Prompt: Print, word for word, the opening line of the data below and every line after it through the line that contains "(10,1081) -- (1286,1081);", but not the pictures.

Recorded information:
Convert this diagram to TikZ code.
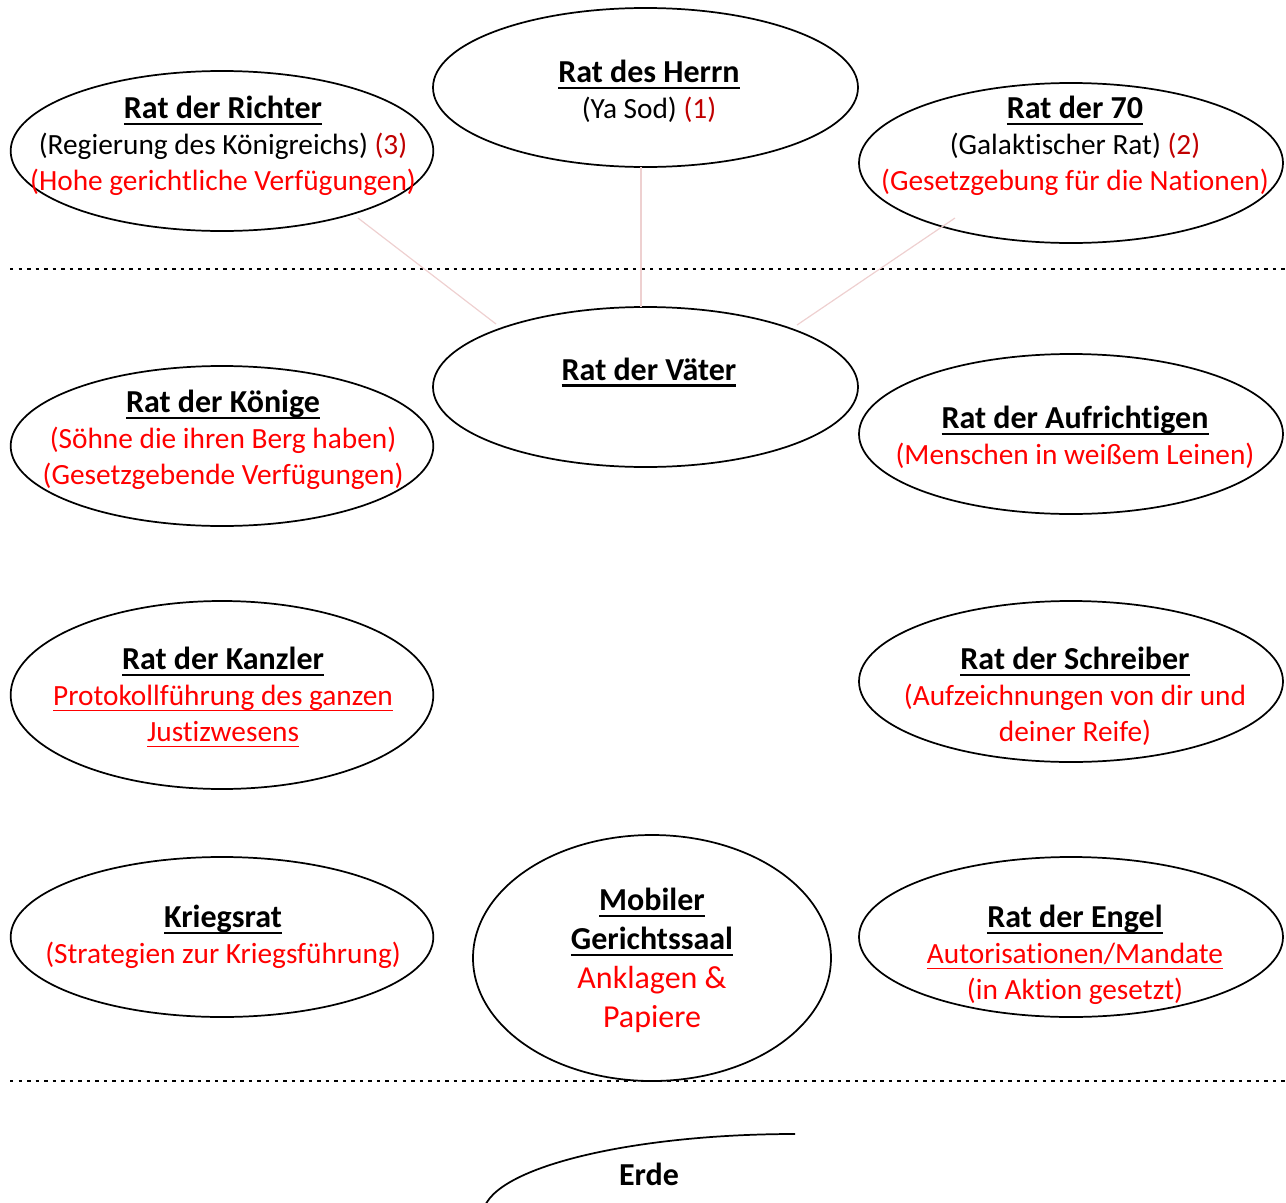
\documentclass[tikz,border=0pt]{standalone}
\usepackage{fontspec}
\setmainfont{Carlito}[Ligatures={NoCommon}]
\usetikzlibrary{shapes.geometric,calc}
\definecolor{rd}{RGB}{255,0,0}
\definecolor{drd}{RGB}{192,0,0}
\definecolor{conn}{RGB}{238,208,208}
\newsavebox\ulbox
\newcommand\ulx[3]{\sbox\ulbox{#3}\leavevmode\rlap{\rule[-#1]{\wd\ulbox}{#2}}\usebox\ulbox}
\newcommand\ttl[1]{{\fontsize{24pt}{27pt}\selectfont\ulx{4.8pt}{1.9pt}{\textbf{#1}}}}
\newcommand\rul[1]{\ulx{3.8pt}{1.1pt}{#1}}
\begin{document}
\begin{tikzpicture}[x=0.75pt,y=-0.75pt,
  oval/.style={draw,ellipse,line width=1.3pt,inner sep=0pt,outer sep=0pt},
  wide/.style={oval,minimum width=317pt,minimum height=120pt},
  txt/.style={align=center,inner sep=0pt,font=\fontsize{22pt}{27pt}\selectfont},
  bigtxt/.style={align=center,inner sep=0pt,font=\fontsize{24pt}{29.25pt}\selectfont},
  link/.style={draw=conn,line width=0.9pt},
  sep/.style={line width=1.7pt,dash pattern=on 2.6pt off 3.8pt}]
\useasboundingbox (0,0) rectangle (1286,1203);

% separators
\draw[sep] (10,269) -- (1286,269);
\draw[sep] (10,1081) -- (1286,1081);

% ellipses
\node[wide,minimum width=318.75pt,minimum height=119.25pt] (herrn) at (645.5,87.5) {};
\node[wide] (richter) at (222,151) {};
\node[wide,minimum width=318pt] (siebzig) at (1071,163) {};
\node[wide,minimum width=318.75pt] (vaeter) at (645.5,387) {};
\node[wide] (koenige) at (222,446) {};
\node[wide,minimum width=318pt] (aufr) at (1071,434) {};
\node[wide,minimum height=141pt] (kanzler) at (222,695) {};
\node[wide,minimum width=318pt,minimum height=120.75pt] (schreiber) at (1071,681.5) {};
\node[wide] (kriegsrat) at (222,937) {};
\node[oval,minimum width=268.5pt,minimum height=184.5pt] (mobil) at (652,958) {};
\node[wide,minimum width=318pt] (engel) at (1071,937) {};

% connectors
\draw[link] ($(richter.center)+(136,67)$) -- ($(vaeter.center)+(-149.5,-63)$);
\draw[link] ($(herrn.south)+(-4.5,0)$) -- ($(vaeter.north)+(-4.5,0)$);
\draw[link] ($(siebzig.center)+(-116,55)$) -- ($(vaeter.center)+(151.5,-62)$);

% texts
\node[txt] (herrnT) at (649,93.5) {\strut\ttl{Rat des Herrn}\\(Ya Sod) \textcolor{drd}{(1)}\strut};
\node[txt] (richterT) at (223,147.5) {\strut\ttl{Rat der Richter}\\(Regierung des Königreichs) \textcolor{drd}{(3)}\\\textcolor{rd}{(Hohe gerichtliche Verfügungen)}\strut};
\node[txt] (siebzigT) at (1075,147.5) {\strut\ttl{Rat der 70}\\(Galaktischer Rat) \textcolor{drd}{(2)}\\\textcolor{rd}{(Gesetzgebung für die Nationen)}\strut};
\node[txt] (vaeterT) at (649,373) {\strut\ttl{Rat der Väter}\strut};
\node[txt] (koenigeT) at (223,441.5) {\strut\ttl{Rat der Könige}\\\textcolor{rd}{(Söhne die ihren Berg haben)}\\\textcolor{rd}{(Gesetzgebende Verfügungen)}\strut};
\node[txt] (aufrT) at (1075,439.5) {\strut\ttl{Rat der Aufrichtigen}\\\textcolor{rd}{(Menschen in weißem Leinen)}\strut};
\node[txt] (kanzlerT) at (223,698.7) {\strut\ttl{Rat der Kanzler}\\\textcolor{rd}{\rul{Protokollführung des ganzen}}\\\textcolor{rd}{\rul{Justizwesens}}\strut};
\node[txt] (schreiberT) at (1075,698.5) {\strut\ttl{Rat der Schreiber}\\\textcolor{rd}{(Aufzeichnungen von dir und}\\\textcolor{rd}{deiner Reife)}\strut};
\node[txt] (kriegsratT) at (223,938.5) {\strut\ttl{Kriegsrat}\\\textcolor{rd}{(Strategien zur Kriegsführung)}\strut};
\node[bigtxt] (mobilT) at (652,961.5) {\strut\ttl{Mobiler}\\\ttl{Gerichtssaal}\\\textcolor{rd}{Anklagen \&}\\\textcolor{rd}{Papiere}\strut};
\node[txt] (engelT) at (1075,956.7) {\strut\ttl{Rat der Engel}\\\textcolor{rd}{\rul{Autorisationen/Mandate}}\\\textcolor{rd}{(in Aktion gesetzt)}\strut};

% Erde
\draw[line width=1.3pt] (483,1215) .. controls (483,1170) and (625,1134) .. (795,1134);
\node[txt,font=\fontsize{24pt}{27pt}\selectfont] (erde) at (649,1178) {\strut\textbf{Erde}\strut};
\end{tikzpicture}
\end{document}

Solution to this task:
Convert this diagram to TikZ code.
\documentclass[tikz,border=0pt]{standalone}
\usepackage{fontspec}
\setmainfont{Carlito}[Ligatures={NoCommon}]
\usetikzlibrary{shapes.geometric,calc}
\definecolor{rd}{RGB}{255,0,0}
\definecolor{drd}{RGB}{192,0,0}
\definecolor{conn}{RGB}{238,208,208}
\newsavebox\ulbox
\newcommand\ulx[3]{\sbox\ulbox{#3}\leavevmode\rlap{\rule[-#1]{\wd\ulbox}{#2}}\usebox\ulbox}
\newcommand\ttl[1]{{\fontsize{24pt}{27pt}\selectfont\ulx{4.8pt}{1.9pt}{\textbf{#1}}}}
\newcommand\rul[1]{\ulx{3.8pt}{1.1pt}{#1}}
\begin{document}
\begin{tikzpicture}[x=0.75pt,y=-0.75pt,
  oval/.style={draw,ellipse,line width=1.3pt,inner sep=0pt,outer sep=0pt},
  wide/.style={oval,minimum width=317pt,minimum height=120pt},
  txt/.style={align=center,inner sep=0pt,font=\fontsize{22pt}{27pt}\selectfont},
  bigtxt/.style={align=center,inner sep=0pt,font=\fontsize{24pt}{29.25pt}\selectfont},
  link/.style={draw=conn,line width=0.9pt},
  sep/.style={line width=1.7pt,dash pattern=on 2.6pt off 3.8pt}]
\useasboundingbox (0,0) rectangle (1286,1203);

% separators
\draw[sep] (10,269) -- (1286,269);
\draw[sep] (10,1081) -- (1286,1081);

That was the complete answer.